Transitions tie the game:
This game was quite interesting from a tactical standpoint. Both teams cancelled each other out with their defensive and offensive set-ups, but it was the attacking transitions where both teams scored from.
The transitions were so vitally important in the end result to this game. However, it certainly was not an area of the game that each coach emphasised during their preparation. Juventus had only one counterattack throughout the entire match, according to Wyscout, and they managed to score from it with an excellent strike from Chiesa.
Juventus pressed high and won the ball back with a brilliant interception from Bentancur.

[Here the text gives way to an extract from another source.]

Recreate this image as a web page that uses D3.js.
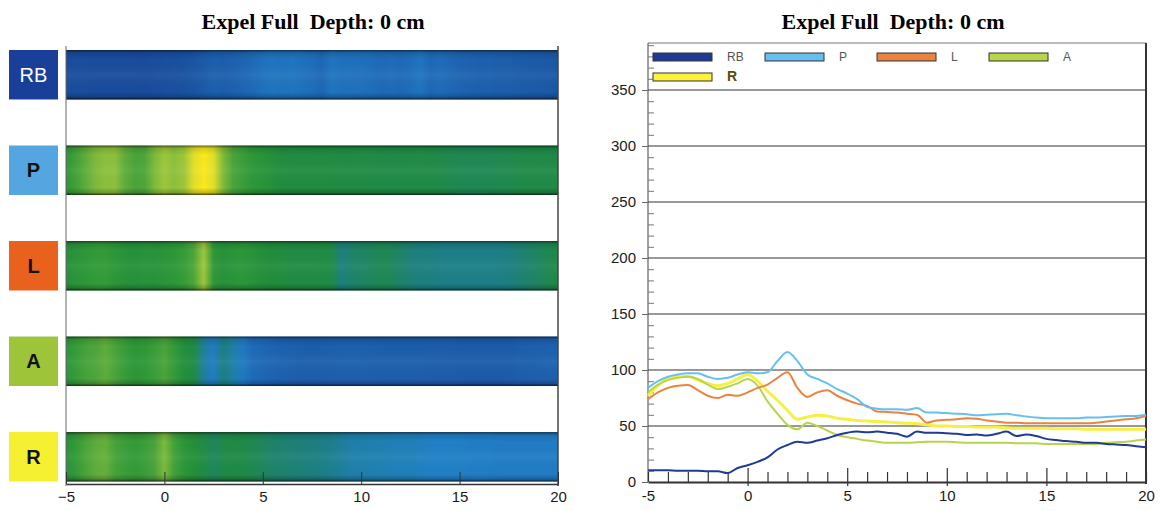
<!DOCTYPE html>
<html lang="en">
<head>
<meta charset="UTF-8">
<title>Expel Full Depth</title>
<script src="https://d3js.org/d3.v7.min.js"></script>
<style>
  body { margin: 0; background: #fff; }
  text { font-family: "Liberation Sans", Arial, sans-serif; }
  .title { font-family: "Liberation Serif", "Times New Roman", serif; font-weight: bold; font-size: 22px; white-space: pre; }
</style>
</head>
<body>
<script>
// position along the probe (cm) and the five readings
const xs = [-5, -4.5, -4, -3.5, -3, -2.5, -2, -1.5, -1, -0.5, 0, 0.5, 1, 1.5, 2, 2.5, 3, 3.5, 4, 4.5,
            5, 5.5, 6, 6.5, 7, 7.5, 8, 8.5, 9, 9.5, 10, 10.5, 11, 11.5, 12, 12.5, 13, 13.5, 14, 14.5,
            15, 15.5, 16, 16.5, 17, 17.5, 18, 18.5, 19, 19.5, 20];
const rb = [10.5, 10.5, 10.5, 10, 10, 10, 9.5, 9.5, 8, 12.5, 15, 18, 22, 29, 33, 36, 35, 37, 39, 42,
            44, 45, 44.5, 45, 44, 43, 40.5, 45, 44, 44, 43.5, 43, 42, 42.5, 41.5, 43, 45, 41, 42.5, 41,
            38.5, 37.5, 36.5, 36, 35, 35, 34, 33.5, 33, 32, 31];
const p = [84, 90, 94, 96, 97, 97, 94, 92, 93, 96, 98, 97, 98, 108, 116, 108, 96, 92, 88, 83,
           79, 74, 67, 65.5, 65, 65, 64.5, 66, 62, 62, 61.5, 61, 60.5, 59.5, 60, 60.5, 61, 59.5, 58.5, 57.5,
           57, 57, 57, 57, 57.5, 57.5, 58, 58.5, 59, 59, 60];
const l = [74, 80, 84, 86, 86.5, 82, 77, 75, 78, 77, 80, 84, 87, 93, 98, 84, 76, 80, 82, 77,
           73, 70, 68, 63, 62.5, 62, 61, 60, 53, 55, 55.5, 56, 57, 56.5, 55, 54, 53, 53, 52.5, 52.5,
           52.5, 52.5, 52.5, 52.5, 52.5, 53, 54, 55, 56, 57, 59];
const a = [80, 87, 91, 93, 94, 92, 87, 83, 85, 88, 92, 86, 72, 61, 51, 47, 53, 50, 46, 42,
           40, 38.5, 37, 36, 35, 35, 35, 35.5, 36, 36, 36, 35.5, 35, 35, 35, 35, 35, 34.5, 34.5, 34.5,
           34, 34, 34, 34, 34, 34, 35, 35.5, 36, 37, 38];
const r = [77, 86, 92, 94, 94.5, 91, 88, 86, 88, 92, 96, 90, 81, 73, 64, 56, 58, 59.5, 59, 57,
           56, 55, 54.5, 54, 53.5, 53, 52.5, 52, 51, 50, 50, 49.5, 49.5, 49, 49, 49, 48.5, 48, 48, 48,
           48, 47.5, 47.5, 47.5, 47, 47, 47, 47, 47, 47, 47];
const names = ["RB", "P", "L", "A", "R"];
const xTicks = [-5, 0, 5, 10, 15, 20];
const yTicks = [0, 50, 100, 150, 200, 250, 300, 350];

const seriesData = { RB: rb, P: p, L: l, A: a, R: r };
const labelFill = { RB: "#1a3f98", P: "#55a6e0", L: "#e8621e", A: "#9ec53a", R: "#f6f032" };
const labelText = { RB: "#fff", P: "#111", L: "#111", A: "#111", R: "#111" };
const lineColor = { RB: "#1f3c94", P: "#66c0ef", L: "#e8843f", A: "#b8d54a", R: "#f6ef44" };

// value -> colour used for the strips
const heat = d3.scaleLinear()
    .domain([0, 30, 42, 48, 53, 58, 70, 85, 93, 97, 100, 115])
    .range(["#18489a", "#1a55a3", "#1e6ab8", "#2080c6", "#1c7f80", "#1f8a48", "#218d3c",
            "#2e9938", "#4ea63a", "#8cc03c", "#c2d63a", "#fce81a"])
    .clamp(true);

const svg = d3.select("body").append("svg")
    .attr("width", 1161).attr("height", 511);
const defs = svg.append("defs");

// ---------- left panel: strips ----------
const xL = d3.scaleLinear().domain([-5, 20]).range([66, 558]);
const yB = d3.scaleBand().domain(names).range([50, 481.5]).paddingInner(0.482);

svg.append("text").attr("class", "title")
    .attr("x", 313).attr("y", 29).attr("text-anchor", "middle")
    .text("Expel Full  Depth: 0 cm");

// shading so each strip looks like a tube with dark edges
const shade = defs.append("linearGradient").attr("id", "shade")
    .attr("x1", 0).attr("x2", 0).attr("y1", 0).attr("y2", 1);
[[0, "#000", 0.55], [0.06, "#000", 0.12], [0.2, "#000", 0], [0.5, "#fff", 0.05],
 [0.85, "#000", 0], [0.95, "#000", 0.2], [1, "#000", 0.7]].forEach(s => {
    shade.append("stop").attr("offset", s[0]).attr("stop-color", s[1]).attr("stop-opacity", s[2]);
});

names.forEach(n => {
    const g = defs.append("linearGradient").attr("id", "grad" + n)
        .attr("gradientUnits", "userSpaceOnUse")
        .attr("x1", xL(-5)).attr("x2", xL(20)).attr("y1", 0).attr("y2", 0);
    xs.forEach((x, i) => {
        g.append("stop")
            .attr("offset", (xL(x) - xL(-5)) / (xL(20) - xL(-5)))
            .attr("stop-color", heat(seriesData[n][i]));
    });
});

const strips = svg.append("g");
strips.selectAll("rect.strip").data(names).enter().append("rect")
    .attr("class", "strip")
    .attr("x", xL(-5)).attr("y", d => yB(d))
    .attr("width", xL(20) - xL(-5)).attr("height", yB.bandwidth())
    .attr("fill", d => "url(#grad" + d + ")");
strips.selectAll("rect.shade").data(names).enter().append("rect")
    .attr("class", "shade")
    .attr("x", xL(-5)).attr("y", d => yB(d))
    .attr("width", xL(20) - xL(-5)).attr("height", yB.bandwidth())
    .attr("fill", "url(#shade)");

// label boxes
const lab = svg.append("g").selectAll("g").data(names).enter().append("g");
lab.append("rect")
    .attr("x", 9).attr("y", d => yB(d)).attr("width", 49).attr("height", yB.bandwidth())
    .attr("fill", d => labelFill[d]);
lab.append("text")
    .attr("x", 33.5).attr("y", d => yB(d) + yB.bandwidth() / 2 + 7)
    .attr("text-anchor", "middle")
    .attr("font-size", 20)
    .attr("font-weight", d => d == "RB" ? "normal" : "bold")
    .attr("fill", d => labelText[d])
    .text(d => d);

// frame + bottom axis
svg.append("line").attr("x1", xL(-5)).attr("x2", xL(-5)).attr("y1", 46).attr("y2", 486)
    .attr("stroke", "#666").attr("stroke-width", 1);
svg.append("line").attr("x1", xL(20)).attr("x2", xL(20)).attr("y1", 46).attr("y2", 486)
    .attr("stroke", "#444").attr("stroke-width", 1.5);
const axL = svg.append("g").attr("transform", "translate(0,484)")
    .call(d3.axisBottom(xL).tickValues(xTicks).tickSizeInner(-12).tickSizeOuter(0).tickPadding(7));
axL.select(".domain").attr("stroke", "#333").attr("stroke-width", 1.5);
axL.selectAll(".tick line").attr("stroke", "#333");
axL.selectAll("text").attr("font-size", 15).attr("fill", "#1a1a1a")
    .attr("font-family", "'Liberation Sans', Arial, sans-serif");

// ---------- right panel: lines ----------
const xR = d3.scaleLinear().domain([-5, 20]).range([648, 1146]);
const yR = d3.scaleLinear().domain([0, 350]).range([482, 90]);
const frameTop = 43;

svg.append("text").attr("class", "title")
    .attr("x", 893).attr("y", 29).attr("text-anchor", "middle")
    .text("Expel Full  Depth: 0 cm");

// grid lines
svg.append("g").selectAll("line").data(yTicks.filter(v => v > 0)).enter().append("line")
    .attr("x1", xR(-5)).attr("x2", xR(20))
    .attr("y1", d => yR(d)).attr("y2", d => yR(d))
    .attr("stroke", "#333").attr("stroke-width", 1);

// frame
svg.append("line").attr("x1", xR(-5)).attr("x2", xR(20)).attr("y1", frameTop).attr("y2", frameTop)
    .attr("stroke", "#777").attr("stroke-width", 1);
svg.append("line").attr("x1", xR(20)).attr("x2", xR(20)).attr("y1", frameTop).attr("y2", yR(0) + 2)
    .attr("stroke", "#333").attr("stroke-width", 2);

// y axis: labels with short outer ticks, minor ticks inside
const ay = svg.append("g").attr("transform", "translate(" + xR(-5) + ",0)")
    .call(d3.axisLeft(yR).tickValues(yTicks).tickSize(6).tickPadding(6));
ay.select(".domain").attr("stroke", "#444").attr("d", "M0," + frameTop + "V" + yR(0));
ay.selectAll(".tick line").attr("stroke", "#666");
ay.selectAll("text").attr("font-size", 15).attr("fill", "#1a1a1a")
    .attr("font-family", "'Liberation Sans', Arial, sans-serif");
const ayMinor = svg.append("g").attr("transform", "translate(" + xR(-5) + ",0)")
    .call(d3.axisRight(yR).tickValues(d3.range(10, 391, 10).filter(v => v % 50 != 0))
        .tickSize(6).tickFormat(""));
ayMinor.select(".domain").remove();
ayMinor.selectAll(".tick line").attr("stroke", "#777");

// x axis: ticks every 1 pointing up, labels every 5
const ax = svg.append("g").attr("transform", "translate(0," + yR(0) + ")")
    .call(d3.axisBottom(xR).tickValues(d3.range(-5, 21, 1)).tickSizeInner(-10).tickSizeOuter(0)
        .tickPadding(8).tickFormat(d => xTicks.includes(d) ? d : ""));
ax.select(".domain").attr("stroke", "#333").attr("stroke-width", 2);
ax.selectAll(".tick line").attr("stroke", "#333").attr("stroke-width", 1.2)
    .attr("y1", d => xTicks.includes(d) && d > -5 && d < 20 ? 4 : 0)
    .attr("y2", d => xTicks.includes(d) && d > -5 && d < 20 ? -14 : -10);
ax.selectAll("text").attr("font-size", 15).attr("fill", "#1a1a1a")
    .attr("font-family", "'Liberation Sans', Arial, sans-serif");

// lines
const line = d3.line()
    .x((d, i) => xR(xs[i]))
    .y(d => yR(d))
    .curve(d3.curveMonotoneX);
const drawOrder = ["R", "A", "L", "P", "RB"];
svg.append("g").selectAll("path").data(drawOrder).enter().append("path")
    .attr("d", n => line(seriesData[n]))
    .attr("fill", "none")
    .attr("stroke", n => lineColor[n])
    .attr("stroke-width", n => n == "R" ? 3 : 2)
    .attr("stroke-linejoin", "round");

// legend
const leg = svg.append("g").selectAll("g").data(names).enter().append("g")
    .attr("transform", (d, i) => "translate(" + (653 + (i % 4) * 112) + "," + (53 + Math.floor(i / 4) * 20) + ")");
leg.append("rect").attr("width", 59).attr("height", 8)
    .attr("fill", d => d == "R" ? "#fdf23a" : lineColor[d])
    .attr("stroke", "#333").attr("stroke-width", 1);
leg.append("text").attr("x", 74).attr("y", 8)
    .attr("font-size", d => d == "R" ? 14 : 12)
    .attr("font-weight", d => d == "R" ? "bold" : "normal")
    .attr("fill", d => d == "R" ? "#5a4a10" : "#555")
    .text(d => d);
</script>
</body>
</html>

The Uruguayan quickly got the ball out of his feet and played to Chiesa scored one of the best goals so far in Serie A this season to go 1-0 up.
Atalanta, on the other hand, lost the ball in the final third and counterpressed to win it back, which they did successfully with Remo Freuler, who hit the match’s second brilliant strike to level the game from a very similar position as Chiesa’s.
As stated before, Juventus will quite possibly be the most disappointed from this draw as both Napoli and Milan dropped points on the same day, meaning three points would have closed their gap at the top to two points from Stefano Pioli’s side. Regardless, they have a reasonable run of fixtures to follow over the Christmas period with games against Parma, Fiorentina, and Udinese to come until their huge bout against Milan on the 6th of January.
Atalanta on the other hand should be quite happy with a point considering the number of quality chances that Juventus had in the game. In terms of expected goals (xG), Juventus finished with 2.4, whilst Gasperini’s side finished with 1.5. If La Dea can beat Roma at the weekend, a team that are three points ahead of them, they may be back on track to qualify for the UEFA Champions League for the third year in a row.